Description of the task:
No pictures go into the copy. Write out exactly the lines below from the one containing "Clone this diagram in TikZ." through the one containing "(0,0) rectangle (444,367);".

Dataset entries:
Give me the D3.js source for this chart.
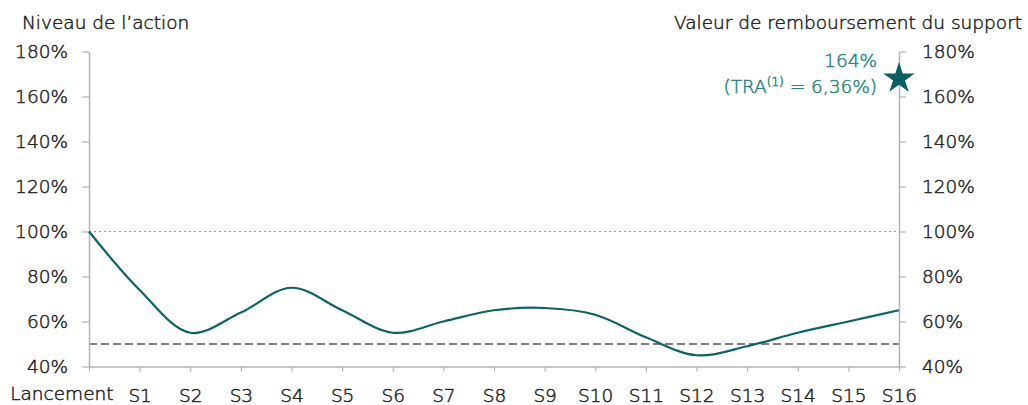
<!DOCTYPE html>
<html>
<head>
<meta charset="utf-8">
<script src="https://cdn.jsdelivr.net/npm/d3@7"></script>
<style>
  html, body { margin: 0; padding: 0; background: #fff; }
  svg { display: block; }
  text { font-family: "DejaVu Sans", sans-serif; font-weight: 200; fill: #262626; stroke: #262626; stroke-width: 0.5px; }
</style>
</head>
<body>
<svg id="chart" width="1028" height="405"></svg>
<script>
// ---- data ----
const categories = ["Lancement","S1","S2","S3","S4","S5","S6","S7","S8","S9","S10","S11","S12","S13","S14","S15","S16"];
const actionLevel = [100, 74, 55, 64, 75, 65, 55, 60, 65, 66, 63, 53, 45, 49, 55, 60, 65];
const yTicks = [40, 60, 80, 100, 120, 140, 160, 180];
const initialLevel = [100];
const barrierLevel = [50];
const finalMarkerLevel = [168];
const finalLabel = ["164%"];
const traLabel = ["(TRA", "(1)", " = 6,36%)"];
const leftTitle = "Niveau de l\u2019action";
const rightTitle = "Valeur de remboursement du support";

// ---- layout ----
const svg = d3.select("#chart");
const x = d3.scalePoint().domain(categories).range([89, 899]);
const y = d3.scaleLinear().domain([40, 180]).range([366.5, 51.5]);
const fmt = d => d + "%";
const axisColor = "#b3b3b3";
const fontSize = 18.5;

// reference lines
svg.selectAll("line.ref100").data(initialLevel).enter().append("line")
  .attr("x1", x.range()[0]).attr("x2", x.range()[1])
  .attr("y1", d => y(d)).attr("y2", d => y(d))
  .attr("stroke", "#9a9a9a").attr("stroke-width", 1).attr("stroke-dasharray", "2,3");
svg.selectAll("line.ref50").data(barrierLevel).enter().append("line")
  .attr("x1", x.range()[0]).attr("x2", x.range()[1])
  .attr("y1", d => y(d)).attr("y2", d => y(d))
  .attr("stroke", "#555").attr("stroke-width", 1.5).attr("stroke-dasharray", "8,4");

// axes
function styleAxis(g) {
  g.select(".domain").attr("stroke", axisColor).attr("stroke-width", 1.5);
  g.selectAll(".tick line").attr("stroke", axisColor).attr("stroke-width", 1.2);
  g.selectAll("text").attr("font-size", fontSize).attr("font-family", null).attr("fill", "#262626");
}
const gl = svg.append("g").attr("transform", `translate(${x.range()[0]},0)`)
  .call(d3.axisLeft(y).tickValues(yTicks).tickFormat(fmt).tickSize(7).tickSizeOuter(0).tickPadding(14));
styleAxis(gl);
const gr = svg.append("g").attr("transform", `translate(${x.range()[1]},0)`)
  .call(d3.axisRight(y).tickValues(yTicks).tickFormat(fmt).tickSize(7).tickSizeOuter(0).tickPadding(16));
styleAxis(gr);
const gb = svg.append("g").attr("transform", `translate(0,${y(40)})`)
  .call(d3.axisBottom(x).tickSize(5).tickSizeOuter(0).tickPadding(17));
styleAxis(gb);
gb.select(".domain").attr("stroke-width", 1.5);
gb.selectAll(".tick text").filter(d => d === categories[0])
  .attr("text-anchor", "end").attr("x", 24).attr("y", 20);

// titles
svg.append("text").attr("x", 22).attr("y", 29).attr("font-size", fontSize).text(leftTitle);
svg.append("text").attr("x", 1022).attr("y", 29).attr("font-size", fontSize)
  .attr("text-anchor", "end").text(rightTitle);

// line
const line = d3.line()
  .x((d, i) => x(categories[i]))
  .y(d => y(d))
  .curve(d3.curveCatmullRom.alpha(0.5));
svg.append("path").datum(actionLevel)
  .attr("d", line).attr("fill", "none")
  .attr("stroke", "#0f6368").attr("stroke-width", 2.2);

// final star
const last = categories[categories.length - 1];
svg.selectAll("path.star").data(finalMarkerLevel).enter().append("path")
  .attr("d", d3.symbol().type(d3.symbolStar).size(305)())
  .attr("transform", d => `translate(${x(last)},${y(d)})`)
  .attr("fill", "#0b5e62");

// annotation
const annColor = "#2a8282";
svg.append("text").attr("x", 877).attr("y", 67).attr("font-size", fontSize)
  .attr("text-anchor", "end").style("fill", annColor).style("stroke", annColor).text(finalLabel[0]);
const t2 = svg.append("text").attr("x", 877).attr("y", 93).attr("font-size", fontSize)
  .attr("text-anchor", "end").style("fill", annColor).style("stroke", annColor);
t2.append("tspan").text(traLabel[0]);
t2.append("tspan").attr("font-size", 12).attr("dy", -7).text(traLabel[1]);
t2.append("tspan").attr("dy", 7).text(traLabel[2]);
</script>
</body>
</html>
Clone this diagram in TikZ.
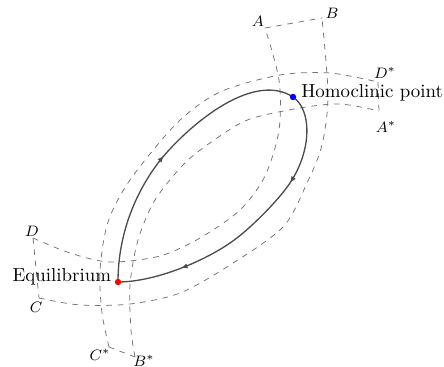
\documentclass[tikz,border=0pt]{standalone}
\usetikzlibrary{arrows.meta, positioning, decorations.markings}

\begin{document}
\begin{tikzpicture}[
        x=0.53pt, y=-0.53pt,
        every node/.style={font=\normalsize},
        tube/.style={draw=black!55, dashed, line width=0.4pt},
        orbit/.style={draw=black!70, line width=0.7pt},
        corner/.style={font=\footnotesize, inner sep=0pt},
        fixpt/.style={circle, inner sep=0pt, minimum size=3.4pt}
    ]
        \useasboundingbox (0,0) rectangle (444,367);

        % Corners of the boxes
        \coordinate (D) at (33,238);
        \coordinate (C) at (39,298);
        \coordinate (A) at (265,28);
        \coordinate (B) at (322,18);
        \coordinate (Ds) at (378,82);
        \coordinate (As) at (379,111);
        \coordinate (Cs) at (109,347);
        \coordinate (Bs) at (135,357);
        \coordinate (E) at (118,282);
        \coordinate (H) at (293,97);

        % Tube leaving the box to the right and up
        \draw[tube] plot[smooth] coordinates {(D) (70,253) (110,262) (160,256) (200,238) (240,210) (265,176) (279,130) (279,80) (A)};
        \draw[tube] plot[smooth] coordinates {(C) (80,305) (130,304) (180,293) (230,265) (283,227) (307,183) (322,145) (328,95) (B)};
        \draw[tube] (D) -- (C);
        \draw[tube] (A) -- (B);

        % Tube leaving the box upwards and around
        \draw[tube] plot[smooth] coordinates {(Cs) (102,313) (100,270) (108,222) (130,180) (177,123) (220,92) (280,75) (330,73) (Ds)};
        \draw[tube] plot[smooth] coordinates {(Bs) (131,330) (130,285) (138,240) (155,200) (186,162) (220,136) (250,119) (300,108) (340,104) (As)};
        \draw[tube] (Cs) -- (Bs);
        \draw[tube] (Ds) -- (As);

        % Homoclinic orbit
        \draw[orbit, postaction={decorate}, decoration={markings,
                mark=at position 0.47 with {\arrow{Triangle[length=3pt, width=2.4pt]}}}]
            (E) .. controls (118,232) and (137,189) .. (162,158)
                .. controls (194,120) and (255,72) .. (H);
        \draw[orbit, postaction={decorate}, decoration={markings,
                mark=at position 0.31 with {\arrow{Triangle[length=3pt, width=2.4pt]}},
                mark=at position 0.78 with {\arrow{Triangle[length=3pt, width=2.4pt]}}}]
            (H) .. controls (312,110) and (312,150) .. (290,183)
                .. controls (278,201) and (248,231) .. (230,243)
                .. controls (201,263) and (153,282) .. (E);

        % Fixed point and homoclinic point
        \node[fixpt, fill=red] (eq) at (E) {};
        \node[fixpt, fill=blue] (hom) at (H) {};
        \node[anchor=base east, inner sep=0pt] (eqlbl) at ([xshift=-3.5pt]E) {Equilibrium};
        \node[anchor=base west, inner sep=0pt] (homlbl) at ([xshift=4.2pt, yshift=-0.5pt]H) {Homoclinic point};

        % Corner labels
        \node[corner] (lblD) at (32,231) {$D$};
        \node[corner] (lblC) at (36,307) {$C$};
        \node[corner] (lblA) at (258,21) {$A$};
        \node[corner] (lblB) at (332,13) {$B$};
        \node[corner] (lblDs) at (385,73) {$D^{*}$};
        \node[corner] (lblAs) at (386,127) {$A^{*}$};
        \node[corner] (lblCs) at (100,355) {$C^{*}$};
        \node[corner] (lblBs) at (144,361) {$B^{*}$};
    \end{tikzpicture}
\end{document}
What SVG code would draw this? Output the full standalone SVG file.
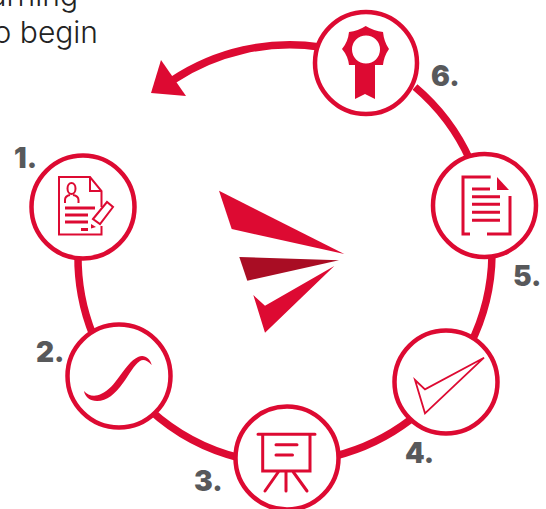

Exercise result:
Clone this diagram in TikZ.
\documentclass[tikz,border=0pt]{standalone}
\usetikzlibrary{arrows.meta, positioning, decorations.markings}

\begin{document}
\begin{tikzpicture}[
        x=0.53pt, y=-0.53pt,
        every node/.style={font=\normalsize},
        tube/.style={draw=black!55, dashed, line width=0.4pt},
        orbit/.style={draw=black!70, line width=0.7pt},
        corner/.style={font=\footnotesize, inner sep=0pt},
        fixpt/.style={circle, inner sep=0pt, minimum size=3.4pt}
    ]
        \useasboundingbox (0,0) rectangle (444,367);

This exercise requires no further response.